Monday, October 31, 2016

The Birth of a Nation Bookmarks


The Birth of a Nation Bookmarks

This month my youngest brother and I went to watch Birth of a Nation, a film by Nate Parker about the story of Nat Turner.  I was familiar with Nat Turner's name but not so much his story, just references from music and a few clips of information I picked up from documentaries about America and slavery.  I was first introduced to Nate Parker's work when I went to see The Great Debaters movie.  Afterwards I wondered what that experience acting alongside Denzel Washington would mean to Parker's future as an actor.  I thought about this because of what I learned from actors like Ethan Hawke of Training Day and Derek Luke of Antwone Fisher who described the experience acting with Washington as an opportunity of a lifetime. I came up a big fan of Washington after one of my earliest theater experiences as a kid seeing Malcolm X with my little brother's godfather and his son.  In a lot of ways that experience would shape how I felt later about the social responsibility of cinema and recognizing its power to inspire and teach us something that would mean something to us later on.  Films like that also linked me to literature as a kid and books like the Autobiography of Malcolm X as told to Alex Haley.  At 12 years old I started reading this book which would take a few years for me to comprehend and finish reading.  It was because of the story I was introduced to at the movies that I kept at it.  It pushed me into a life of inquiry that would continue well beyond middle and high school and on into college and my years as an adult.    

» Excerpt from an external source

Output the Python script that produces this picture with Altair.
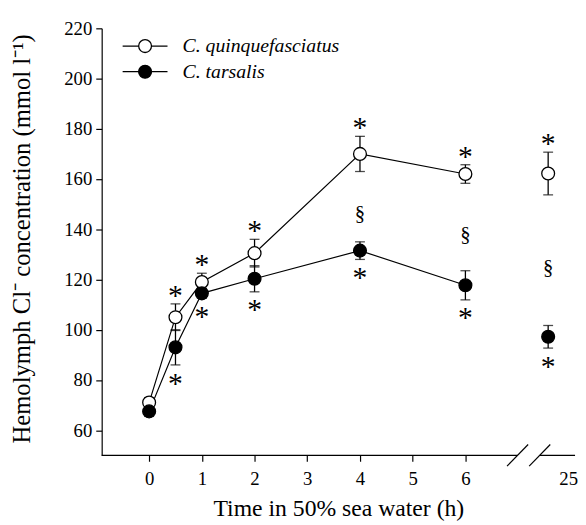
import altair as alt
import pandas as pd

# ---- data ----
times = [0, 0.5, 1, 2, 4, 6, 25]
quinq_mean = [71.0, 105.0, 119.0, 130.5, 170.0, 162.0, 162.2]
quinq_sem = [2.0, 5.3, 3.5, 5.5, 7.0, 3.7, 8.5]
tars_mean = [67.5, 93.0, 114.5, 120.3, 131.5, 117.7, 97.2]
tars_sem = [2.0, 7.0, 2.0, 5.2, 3.5, 5.8, 4.5]
quinq_star = [0, 1, 1, 1, 1, 1, 1]   # * above C. quinquefasciatus
tars_star = [0, 1, 1, 1, 1, 1, 1]    # * below C. tarsalis
section = [0, 0, 0, 0, 1, 1, 1]      # § between the species
series_names = ["C. quinquefasciatus", "C. tarsalis"]
x_ticks = [0, 1, 2, 3, 4, 5, 6]
y_ticks = [60, 80, 100, 120, 140, 160, 180, 200, 220]

# axis-break layout (x axis is broken between 6 h and 25 h)
BREAK_POS = 7.57      # axis position used for 25 h
LABEL25_POS = 7.95    # where the "25" label sits
X_MIN, X_MAX = -0.9, 8.08
GAP_L, GAP_R = 6.99, 7.41
SLASH_W = 0.2

FONT = "Liberation Serif"
STAR = "*"

def xpos(t):
    return t if t <= 6 else BREAK_POS

rows = []
for name, means, sems, stars in [
    (series_names[0], quinq_mean, quinq_sem, quinq_star),
    (series_names[1], tars_mean, tars_sem, tars_star),
]:
    for t, m, s, st in zip(times, means, sems, stars):
        rows.append(dict(series=name, t=t, xp=xpos(t), mean=m, lo=m - s, hi=m + s, star=st))
df = pd.DataFrame(rows)

sec_rows = []
for t, qm, qs, tm, ts, sc in zip(times, quinq_mean, quinq_sem, tars_mean, tars_sem, section):
    if sc:
        sec_rows.append(dict(xp=xpos(t), y=((qm - qs) + (tm + ts)) / 2, txt="§"))
df_sec = pd.DataFrame(sec_rows)

W, H = 480, 433

xscale = alt.Scale(domain=[X_MIN, X_MAX], nice=False, zero=False)
yscale = alt.Scale(domain=[50, 220], nice=False, zero=False)

X_TITLE = "Time in 50% sea water (h)"
Y_TITLE = "Hemolymph Cl⁻ concentration (mmol l⁻¹)"

xaxis = alt.Axis(
    values=x_ticks + [LABEL25_POS],
    labelExpr="datum.value > 7 ? '25' : datum.label",
    tickOpacity={"expr": "datum.value > 7 ? 0 : 1"},
    domain=False,
    title=X_TITLE,
    titleY=61,
    titleBaseline="alphabetic",
    titleFontSize=24,
    labelPadding=9,
)
yaxis = alt.Axis(
    values=y_ticks,
    title=Y_TITLE,
    titleX=-73,
    titleY=213,
    titleBaseline="alphabetic",
    titleFontSize=25,
    labelPadding=4,
)

def X(field):
    return alt.X(field, scale=xscale, axis=xaxis, title=X_TITLE)

def Y(field):
    return alt.Y(field, scale=yscale, axis=yaxis, title=Y_TITLE)

base = alt.Chart(df)

lines = base.transform_filter("datum.t <= 6").mark_line(color="black", strokeWidth=1.2).encode(
    x=X("xp:Q"), y=Y("mean:Q"), detail="series:N"
)

errs = base.mark_errorbar(ticks={"size": 10}, thickness=1.3, color="black").encode(
    x=X("xp:Q"), y=Y("lo:Q"), y2="hi:Q"
)

symbol_path = "M-3.5,0L-1,0M1,0L3.5,0M-1,0A1,1,0,1,0,1,0A1,1,0,1,0,-1,0Z"

points = base.mark_point(filled=False, size=169, strokeWidth=1.3, stroke="black", opacity=1, shape="circle").encode(
    x=X("xp:Q"),
    y=Y("mean:Q"),
    fill=alt.Fill(
        "series:N",
        scale=alt.Scale(domain=series_names, range=["white", "black"]),
        legend=alt.Legend(
            title=None,
            orient="none",
            legendX=34,
            legendY=8,
            padding=0,
            symbolType=symbol_path,
            symbolSize=169,
            symbolStrokeColor="black",
            symbolStrokeWidth=1.3,
            symbolOpacity=1,
            labelOffset=28,
            labelFontStyle="italic",
            labelFont=FONT,
            labelFontSize=20,
            labelColor="black",
            rowPadding=6,
        ),
    ),
)

stars_up = base.transform_filter(
    (alt.datum.series == series_names[0]) & (alt.datum.star == 1)
).mark_text(text=STAR, font=FONT, fontSize=30, dy=1, baseline="alphabetic", color="black").encode(
    x=X("xp:Q"), y=Y("hi:Q")
)
stars_dn = base.transform_filter(
    (alt.datum.series == series_names[1]) & (alt.datum.star == 1)
).mark_text(text=STAR, font=FONT, fontSize=30, dy=28, baseline="alphabetic", color="black").encode(
    x=X("xp:Q"), y=Y("lo:Q")
)
secs = alt.Chart(df_sec).mark_text(font=FONT, fontSize=21, dy=8, baseline="middle", color="black").encode(
    x=X("xp:Q"), y=Y("y:Q"), text="txt:N"
)

# broken x-axis line and the break marks
df_axis = pd.DataFrame({"x": [X_MIN, GAP_R], "x2": [GAP_L, X_MAX]})
axis_line = alt.Chart(df_axis).mark_rule(color="black", strokeWidth=1.2).encode(
    x=X("x:Q"), x2="x2:Q", y=alt.value(H)
)
df_slash = pd.DataFrame({"a": [GAP_L - SLASH_W, GAP_R - SLASH_W], "b": [GAP_L + SLASH_W, GAP_R + SLASH_W]})
slashes = alt.Chart(df_slash).mark_rule(color="black", strokeWidth=1.2).encode(
    x=X("a:Q"), x2="b:Q", y=alt.value(H + 11), y2=alt.value(H - 11)
)

chart = alt.layer(lines, errs, points, stars_up, stars_dn, secs, axis_line, slashes).properties(
    width=W, height=H, padding={"left": 1, "top": 8, "right": 0, "bottom": 0}
).configure_view(stroke=None).configure_axis(
    labelFont=FONT, titleFont=FONT, labelFontSize=19,
    titleFontWeight="normal", labelColor="black", titleColor="black",
    tickColor="black", domainColor="black", tickSize=6, tickWidth=1.2,
    domainWidth=1.2, grid=False,
).configure_legend(labelFont=FONT, labelFontStyle="italic")

chart.save("out.html", embed_options={"renderer": "svg", "actions": False})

The Great Debaters, like Spike Lee's Malcolm X was a powerful theater experience... emotionally charged and all that.  It hit deep for a number of reasons, especially since by 2007, I was thinking about education differently.  I was a year away from graduating with my master's degree and started to experience life as an educator. There was something about that connection between Parker's character in the film and Washington's character...student to teacher.  It took me back to films like Malcolm X ...it made me think about timelines and what story cinema would tell next.  Since childhood I've always valued stories. Reading Walter Dean Myers, I could see everything Myers wrote as if I was watching a movie.  So to see Birth of a Nation manifest itself through Parker's efforts after being introduced to his work on The Great Debaters almost 10 years ago...I sat there and thought about this as the closing credits of Birth of a Nation started to roll.

To date, I'm still thinking about Birth of a Nation and what I will do next to learn more about Nat Turner's story. I also think about America's first "blockbuster" a Hollywood silent film, a horror one at that...directed by D.W. Griffith's, of the same name The Birth of a Nation released a little over a century prior to Parker's directorial debut. I thought about what I learned regarding President Wilson's screening of this racist propoganda at the White House in 1915.  I think about the implications of this film and domestic terrorism in the United States, the KKK and all the Black Americans that lost their lives...lives Billie Holiday would sing ode to in ((Strange Fruit)) a couple of decades later.  Lives connected to the lives we're losing today that protests demand justice for in 2016.

With Parker's film, I think about that creative connection to music and the compilation inspired by Nat Turner's Birth of a Nation.  I think about its relationship with literature. Recently, at Nate Parker's social media Twitter @NateParker, I found out about an educational companion text to the film titled The Birth of a Nation: Nat Turner and the Making of a Movement.

This past week I received a brick of Birth of a Nation bookmarks (see picture above).  The previous week I received film posters that I disseminated to local theaters and friends.  It was through a Twitter post by Amy Bowllan that I found out about these items and which I'm most grateful to have received.  Trust, they're in good hands and will be in others soon.

We're at the dawn of a twisted, cryptic, weird election in this country.  So as we go through this power trip, I look forward to what's next from all of the actors and actresses that came together in Birth of a Nation. I look forward to the dialogue and the first book I decide to read about Nat Turner that my Birth of a Nation bookmark will call home for a while.

Til' the Birth of a Nation blu-ray... Peace.